# Tenerife - Vulcannic landscapes



## djengizz

Some volcanic landscapes from a recent trip to Tenerife

#1





#2




#3




#4




#5




#6




#7




#8




#9




#10





C&C welcome.


----------



## Alex_B

Hi, nice shots, for some reason I like no. 5 

if the mist in no.3 wasn't that featureless, it would be my favourite though .

Reminds me of nearby Lanzarote, some shots I posted recently :
http://www.thephotoforum.com/forum/showthread.php?t=61199

and a (rather poor) volcano shot from Lanzarote:

http://www.thephotoforum.com/forum/showthread.php?t=61366

I guess I should try Tenerife soon as well, seems to be nice!


----------



## lostprophet

3, 5 & 9 for me


----------



## W.Smith

I recognize the Teide volcano and it's lava 'flood plain'. The highest mountain in Spain, the highest mountain in any Atlantic island, and the third largest volcano on Earth.
I climbed to the top, at 3700 meters, where there is a small caldera (approx. 100 feet wide) with a couple dozen stinking sulfur vents.
The Teide's lava 'flood plain' has been the location of many feature films of prehistoric subjects.
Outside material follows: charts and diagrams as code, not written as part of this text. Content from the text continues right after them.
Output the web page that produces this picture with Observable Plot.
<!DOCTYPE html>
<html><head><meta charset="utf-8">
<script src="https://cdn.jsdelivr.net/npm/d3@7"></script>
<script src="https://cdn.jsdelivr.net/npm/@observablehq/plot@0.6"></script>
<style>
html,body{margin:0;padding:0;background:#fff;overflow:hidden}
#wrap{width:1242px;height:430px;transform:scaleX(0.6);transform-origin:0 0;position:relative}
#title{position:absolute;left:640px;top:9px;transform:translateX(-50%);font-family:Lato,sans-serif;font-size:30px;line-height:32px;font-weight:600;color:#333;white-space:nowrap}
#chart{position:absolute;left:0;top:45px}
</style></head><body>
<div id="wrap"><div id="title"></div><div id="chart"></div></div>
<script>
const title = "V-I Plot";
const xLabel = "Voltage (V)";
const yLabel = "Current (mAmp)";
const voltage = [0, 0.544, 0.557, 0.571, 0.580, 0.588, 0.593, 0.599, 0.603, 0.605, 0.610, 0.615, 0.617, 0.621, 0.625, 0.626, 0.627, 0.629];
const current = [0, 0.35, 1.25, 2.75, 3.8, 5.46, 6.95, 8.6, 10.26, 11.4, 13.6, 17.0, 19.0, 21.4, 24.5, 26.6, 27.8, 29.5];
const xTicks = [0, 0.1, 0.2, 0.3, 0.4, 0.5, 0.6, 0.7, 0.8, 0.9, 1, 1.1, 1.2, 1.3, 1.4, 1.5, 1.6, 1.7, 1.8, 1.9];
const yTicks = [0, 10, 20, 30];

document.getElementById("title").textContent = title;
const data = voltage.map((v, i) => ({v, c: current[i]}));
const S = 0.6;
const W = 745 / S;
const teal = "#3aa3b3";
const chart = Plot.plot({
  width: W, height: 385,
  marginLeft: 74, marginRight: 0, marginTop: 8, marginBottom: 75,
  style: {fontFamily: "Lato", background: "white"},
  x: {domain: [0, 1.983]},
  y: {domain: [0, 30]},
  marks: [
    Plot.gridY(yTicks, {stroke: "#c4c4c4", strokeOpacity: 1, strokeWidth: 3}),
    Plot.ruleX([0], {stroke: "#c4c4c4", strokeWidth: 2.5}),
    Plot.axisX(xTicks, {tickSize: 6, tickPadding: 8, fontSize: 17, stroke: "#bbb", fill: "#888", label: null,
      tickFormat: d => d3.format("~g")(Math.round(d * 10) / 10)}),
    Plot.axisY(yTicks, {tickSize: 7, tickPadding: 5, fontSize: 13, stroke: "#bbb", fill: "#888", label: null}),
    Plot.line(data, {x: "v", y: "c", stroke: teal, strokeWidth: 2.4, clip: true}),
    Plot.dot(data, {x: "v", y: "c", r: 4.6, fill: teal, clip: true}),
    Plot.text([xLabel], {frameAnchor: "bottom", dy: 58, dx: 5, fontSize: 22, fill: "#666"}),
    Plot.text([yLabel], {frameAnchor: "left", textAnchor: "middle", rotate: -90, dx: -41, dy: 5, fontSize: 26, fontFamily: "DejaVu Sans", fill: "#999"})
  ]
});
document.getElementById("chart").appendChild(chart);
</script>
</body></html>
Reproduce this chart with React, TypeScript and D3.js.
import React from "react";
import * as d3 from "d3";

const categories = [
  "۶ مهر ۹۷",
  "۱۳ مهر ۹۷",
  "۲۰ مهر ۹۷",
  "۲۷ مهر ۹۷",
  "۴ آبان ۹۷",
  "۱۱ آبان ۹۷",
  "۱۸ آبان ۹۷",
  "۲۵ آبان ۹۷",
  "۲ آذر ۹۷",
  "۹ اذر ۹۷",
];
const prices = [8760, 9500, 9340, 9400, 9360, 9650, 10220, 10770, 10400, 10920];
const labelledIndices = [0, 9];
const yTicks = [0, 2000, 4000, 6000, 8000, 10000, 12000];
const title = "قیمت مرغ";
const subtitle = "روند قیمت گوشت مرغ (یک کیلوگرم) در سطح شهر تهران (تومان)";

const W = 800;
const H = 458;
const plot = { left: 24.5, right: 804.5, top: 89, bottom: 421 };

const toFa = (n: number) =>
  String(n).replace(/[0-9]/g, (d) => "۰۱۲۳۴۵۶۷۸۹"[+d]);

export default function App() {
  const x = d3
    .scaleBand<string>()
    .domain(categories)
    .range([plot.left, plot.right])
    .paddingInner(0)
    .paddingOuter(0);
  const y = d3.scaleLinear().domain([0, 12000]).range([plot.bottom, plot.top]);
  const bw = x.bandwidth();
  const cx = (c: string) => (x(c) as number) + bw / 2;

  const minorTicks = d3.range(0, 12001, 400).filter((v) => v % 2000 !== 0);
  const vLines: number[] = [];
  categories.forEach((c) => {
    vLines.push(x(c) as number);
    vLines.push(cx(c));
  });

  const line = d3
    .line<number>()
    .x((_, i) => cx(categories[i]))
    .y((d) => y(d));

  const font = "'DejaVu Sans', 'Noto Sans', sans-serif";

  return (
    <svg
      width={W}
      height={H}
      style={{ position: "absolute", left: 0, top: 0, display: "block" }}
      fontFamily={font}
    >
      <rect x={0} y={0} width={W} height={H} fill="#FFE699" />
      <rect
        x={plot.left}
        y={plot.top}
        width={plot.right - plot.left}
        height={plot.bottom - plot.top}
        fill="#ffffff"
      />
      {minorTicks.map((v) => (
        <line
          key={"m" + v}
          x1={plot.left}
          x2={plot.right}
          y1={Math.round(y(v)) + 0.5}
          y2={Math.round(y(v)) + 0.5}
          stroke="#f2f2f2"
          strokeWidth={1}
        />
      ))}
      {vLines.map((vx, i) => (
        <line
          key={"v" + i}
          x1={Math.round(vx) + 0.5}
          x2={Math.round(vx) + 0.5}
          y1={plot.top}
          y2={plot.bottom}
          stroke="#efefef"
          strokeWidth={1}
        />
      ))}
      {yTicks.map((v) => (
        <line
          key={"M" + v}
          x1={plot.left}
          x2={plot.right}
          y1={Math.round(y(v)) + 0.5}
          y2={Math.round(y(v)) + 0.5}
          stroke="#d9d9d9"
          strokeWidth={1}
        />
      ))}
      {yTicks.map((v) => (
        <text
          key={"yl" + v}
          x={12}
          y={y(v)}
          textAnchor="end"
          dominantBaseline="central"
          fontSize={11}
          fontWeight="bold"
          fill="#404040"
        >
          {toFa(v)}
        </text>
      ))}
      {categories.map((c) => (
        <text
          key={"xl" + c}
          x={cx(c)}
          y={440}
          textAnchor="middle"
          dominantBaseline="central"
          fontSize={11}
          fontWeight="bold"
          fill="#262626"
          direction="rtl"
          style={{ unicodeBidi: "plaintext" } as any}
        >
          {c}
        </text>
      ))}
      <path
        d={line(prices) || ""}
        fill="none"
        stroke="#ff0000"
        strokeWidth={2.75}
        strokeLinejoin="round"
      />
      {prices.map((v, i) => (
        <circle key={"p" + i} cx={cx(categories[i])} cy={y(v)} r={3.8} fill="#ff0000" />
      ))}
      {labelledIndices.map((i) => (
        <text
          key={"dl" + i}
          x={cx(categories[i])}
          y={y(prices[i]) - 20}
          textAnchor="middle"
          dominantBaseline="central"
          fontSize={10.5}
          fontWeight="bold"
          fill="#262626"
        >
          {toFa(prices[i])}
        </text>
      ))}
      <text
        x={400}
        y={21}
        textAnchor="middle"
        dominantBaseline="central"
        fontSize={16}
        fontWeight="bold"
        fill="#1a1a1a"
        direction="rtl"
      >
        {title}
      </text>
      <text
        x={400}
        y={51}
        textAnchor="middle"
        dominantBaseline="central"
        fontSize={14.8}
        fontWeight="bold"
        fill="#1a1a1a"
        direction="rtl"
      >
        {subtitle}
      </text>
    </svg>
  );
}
Like "One Million Years B.C.", the B-movie that shot Raquel Welch into stardom as a sex symbol and 'cult siren'.





Obviously not shot on the island of Tenerife, contrary to this one (I'm guessing):


----------



## Tantalus

very interesting landscapes, gotta love those funky rocks and even funkier plants.


----------



## midget patrol

djengizz said:
			
		

>


Awesome.


----------



## uberben

i'm going to go with #3 myself. The Mist adds a sense of wonder. You did manage to get a nice blue sky in a lot of the photos.


----------



## JTHphoto

great shots... #3 is my fav as well... :thumbup:


----------